— EXERCISE AIM —
Skip any picture you find and retype all the remaining lines exactly.

— COLLECTED DATA —
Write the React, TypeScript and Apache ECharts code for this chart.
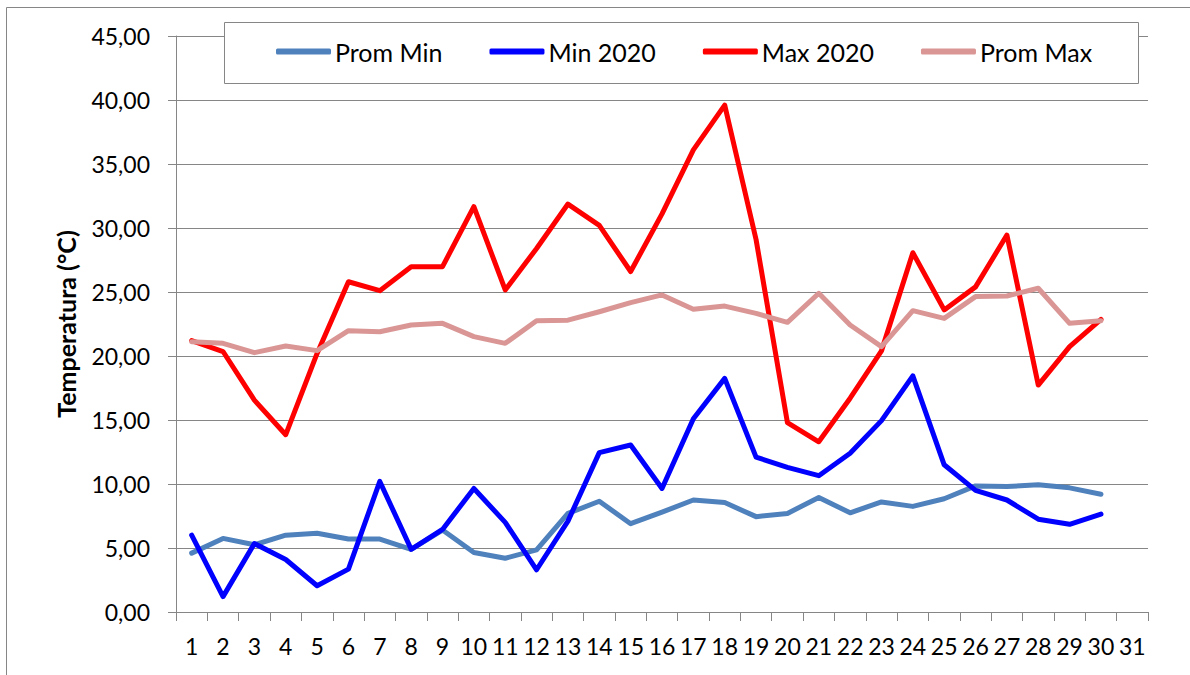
import React, { useEffect, useRef } from "react";
import * as echarts from "echarts";

const categories = Array.from({ length: 31 }, (_, i) => String(i + 1));
const yTicks = [0, 5, 10, 15, 20, 25, 30, 35, 40, 45];

const promMin = [4.6, 5.75, 5.25, 6.0, 6.15, 5.7, 5.7, 4.9, 6.4, 4.65, 4.2, 4.85, 7.7, 8.65, 6.9, 7.8, 8.75, 8.55, 7.45, 7.7, 8.95, 7.75, 8.6, 8.25, 8.85, 9.85, 9.8, 9.95, 9.7, 9.2];
const min2020 = [6.0, 1.2, 5.35, 4.1, 2.05, 3.35, 10.2, 4.9, 6.45, 9.65, 7.0, 3.3, 7.1, 12.45, 13.05, 9.65, 15.1, 18.25, 12.1, 11.3, 10.65, 12.4, 14.95, 18.45, 11.5, 9.5, 8.75, 7.25, 6.85, 7.65];
const max2020 = [21.2, 20.35, 16.55, 13.85, 20.2, 25.8, 25.1, 26.98, 26.98, 31.67, 25.16, 28.4, 31.87, 30.2, 26.6, 31.1, 36.1, 39.6, 29.1, 14.8, 13.3, 16.7, 20.4, 28.07, 23.6, 25.4, 29.45, 17.73, 20.73, 22.86];
const promMax = [21.12, 20.99, 20.26, 20.78, 20.42, 21.98, 21.9, 22.42, 22.55, 21.51, 20.99, 22.76, 22.8, 23.46, 24.17, 24.77, 23.65, 23.9, 23.33, 22.63, 24.9, 22.42, 20.73, 23.54, 22.94, 24.64, 24.69, 25.29, 22.55, 22.76];

const seriesNames = ["Prom Min", "Min 2020", "Max 2020", "Prom Max"];
const seriesColors = ["#4F81BD", "#0000FF", "#FF0000", "#D99694"];
const seriesData = [promMin, min2020, max2020, promMax];

const FONT = "Lato, 'Noto Sans', sans-serif";
const GRAY = "#868686";

export default function App() {
  const ref = useRef<HTMLDivElement>(null);
  useEffect(() => {
    if (!ref.current) return;
    const chart = echarts.init(ref.current, null, { renderer: "svg" });
    chart.setOption({
      animation: false,
      backgroundColor: "#ffffff",
      textStyle: { fontFamily: FONT },
      grid: { left: 176, right: 42, top: 36, bottom: 63, containLabel: false },
      graphic: [
        {
          type: "rect",
          shape: { x: 6.5, y: 7.5, width: 1200, height: 700 },
          style: { fill: "none", stroke: GRAY, lineWidth: 1 },
          z: 1,
          silent: true,
        },
        {
          type: "rect",
          shape: { x: 224.5, y: 22.5, width: 914, height: 61 },
          style: { fill: "#ffffff", stroke: GRAY, lineWidth: 1 },
          z: 3,
          silent: true,
        },
      ],
      legend: {
        left: 276,
        top: 39,
        itemGap: 47,
        itemWidth: 55,
        itemHeight: 6,
        icon: "roundRect",
        padding: 0,
        z: 5,
        textStyle: { fontFamily: FONT, fontSize: 25, color: "#000", padding: [0, 0, 0, -1] },
        data: seriesNames,
      },
      xAxis: {
        type: "category",
        data: categories,
        boundaryGap: true,
        axisLine: { lineStyle: { color: GRAY, width: 1 } },
        axisTick: { show: true, length: 9, alignWithLabel: false, interval: 0, lineStyle: { color: GRAY } },
        axisLabel: { interval: 0, fontSize: 23, color: "#000", fontFamily: FONT, margin: 22 },
        splitLine: { show: false },
      },
      yAxis: {
        type: "value",
        min: yTicks[0],
        max: yTicks[yTicks.length - 1],
        interval: 5,
        name: "Temperatura (°C)",
        nameLocation: "middle",
        nameGap: 98,
        nameTextStyle: { fontSize: 25, fontWeight: "bold", color: "#000", fontFamily: FONT },
        axisLine: { show: true, lineStyle: { color: GRAY, width: 1 } },
        axisTick: { show: true, length: 8, lineStyle: { color: GRAY } },
        axisLabel: {
          fontSize: 23,
          color: "#000",
          fontFamily: FONT,
          margin: 26,
          formatter: (v: number) => v.toFixed(2).replace(".", ","),
        },
        splitLine: { show: true, lineStyle: { color: GRAY, width: 1 } },
      },
      series: seriesNames.map((name, i) => ({
        name,
        type: "line",
        data: seriesData[i],
        symbol: "none",
        smooth: false,
        z: 2 + i * 0.1,
        itemStyle: { color: seriesColors[i] },
        lineStyle: { color: seriesColors[i], width: 5, cap: "round", join: "round" },
      })),
    });
    return () => chart.dispose();
  }, []);
  return (
    <div
      ref={ref}
      style={{ position: "fixed", left: 0, top: 0, width: 1190, height: 675, background: "#fff" }}
    />
  );
}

— ANSWER TO THE TASK —
Write the React, TypeScript and Apache ECharts code for this chart.
import React, { useEffect, useRef } from "react";
import * as echarts from "echarts";

const categories = Array.from({ length: 31 }, (_, i) => String(i + 1));
const yTicks = [0, 5, 10, 15, 20, 25, 30, 35, 40, 45];

const promMin = [4.6, 5.75, 5.25, 6.0, 6.15, 5.7, 5.7, 4.9, 6.4, 4.65, 4.2, 4.85, 7.7, 8.65, 6.9, 7.8, 8.75, 8.55, 7.45, 7.7, 8.95, 7.75, 8.6, 8.25, 8.85, 9.85, 9.8, 9.95, 9.7, 9.2];
const min2020 = [6.0, 1.2, 5.35, 4.1, 2.05, 3.35, 10.2, 4.9, 6.45, 9.65, 7.0, 3.3, 7.1, 12.45, 13.05, 9.65, 15.1, 18.25, 12.1, 11.3, 10.65, 12.4, 14.95, 18.45, 11.5, 9.5, 8.75, 7.25, 6.85, 7.65];
const max2020 = [21.2, 20.35, 16.55, 13.85, 20.2, 25.8, 25.1, 26.98, 26.98, 31.67, 25.16, 28.4, 31.87, 30.2, 26.6, 31.1, 36.1, 39.6, 29.1, 14.8, 13.3, 16.7, 20.4, 28.07, 23.6, 25.4, 29.45, 17.73, 20.73, 22.86];
const promMax = [21.12, 20.99, 20.26, 20.78, 20.42, 21.98, 21.9, 22.42, 22.55, 21.51, 20.99, 22.76, 22.8, 23.46, 24.17, 24.77, 23.65, 23.9, 23.33, 22.63, 24.9, 22.42, 20.73, 23.54, 22.94, 24.64, 24.69, 25.29, 22.55, 22.76];

const seriesNames = ["Prom Min", "Min 2020", "Max 2020", "Prom Max"];
const seriesColors = ["#4F81BD", "#0000FF", "#FF0000", "#D99694"];
const seriesData = [promMin, min2020, max2020, promMax];

const FONT = "Lato, 'Noto Sans', sans-serif";
const GRAY = "#868686";

export default function App() {
  const ref = useRef<HTMLDivElement>(null);
  useEffect(() => {
    if (!ref.current) return;
    const chart = echarts.init(ref.current, null, { renderer: "svg" });
    chart.setOption({
      animation: false,
      backgroundColor: "#ffffff",
      textStyle: { fontFamily: FONT },
      grid: { left: 176, right: 42, top: 36, bottom: 63, containLabel: false },
      graphic: [
        {
          type: "rect",
          shape: { x: 6.5, y: 7.5, width: 1200, height: 700 },
          style: { fill: "none", stroke: GRAY, lineWidth: 1 },
          z: 1,
          silent: true,
        },
        {
          type: "rect",
          shape: { x: 224.5, y: 22.5, width: 914, height: 61 },
          style: { fill: "#ffffff", stroke: GRAY, lineWidth: 1 },
          z: 3,
          silent: true,
        },
      ],
      legend: {
        left: 276,
        top: 39,
        itemGap: 47,
        itemWidth: 55,
        itemHeight: 6,
        icon: "roundRect",
        padding: 0,
        z: 5,
        textStyle: { fontFamily: FONT, fontSize: 25, color: "#000", padding: [0, 0, 0, -1] },
        data: seriesNames,
      },
      xAxis: {
        type: "category",
        data: categories,
        boundaryGap: true,
        axisLine: { lineStyle: { color: GRAY, width: 1 } },
        axisTick: { show: true, length: 9, alignWithLabel: false, interval: 0, lineStyle: { color: GRAY } },
        axisLabel: { interval: 0, fontSize: 23, color: "#000", fontFamily: FONT, margin: 22 },
        splitLine: { show: false },
      },
      yAxis: {
        type: "value",
        min: yTicks[0],
        max: yTicks[yTicks.length - 1],
        interval: 5,
        name: "Temperatura (°C)",
        nameLocation: "middle",
        nameGap: 98,
        nameTextStyle: { fontSize: 25, fontWeight: "bold", color: "#000", fontFamily: FONT },
        axisLine: { show: true, lineStyle: { color: GRAY, width: 1 } },
        axisTick: { show: true, length: 8, lineStyle: { color: GRAY } },
        axisLabel: {
          fontSize: 23,
          color: "#000",
          fontFamily: FONT,
          margin: 26,
          formatter: (v: number) => v.toFixed(2).replace(".", ","),
        },
        splitLine: { show: true, lineStyle: { color: GRAY, width: 1 } },
      },
      series: seriesNames.map((name, i) => ({
        name,
        type: "line",
        data: seriesData[i],
        symbol: "none",
        smooth: false,
        z: 2 + i * 0.1,
        itemStyle: { color: seriesColors[i] },
        lineStyle: { color: seriesColors[i], width: 5, cap: "round", join: "round" },
      })),
    });
    return () => chart.dispose();
  }, []);
  return (
    <div
      ref={ref}
      style={{ position: "fixed", left: 0, top: 0, width: 1190, height: 675, background: "#fff" }}
    />
  );
}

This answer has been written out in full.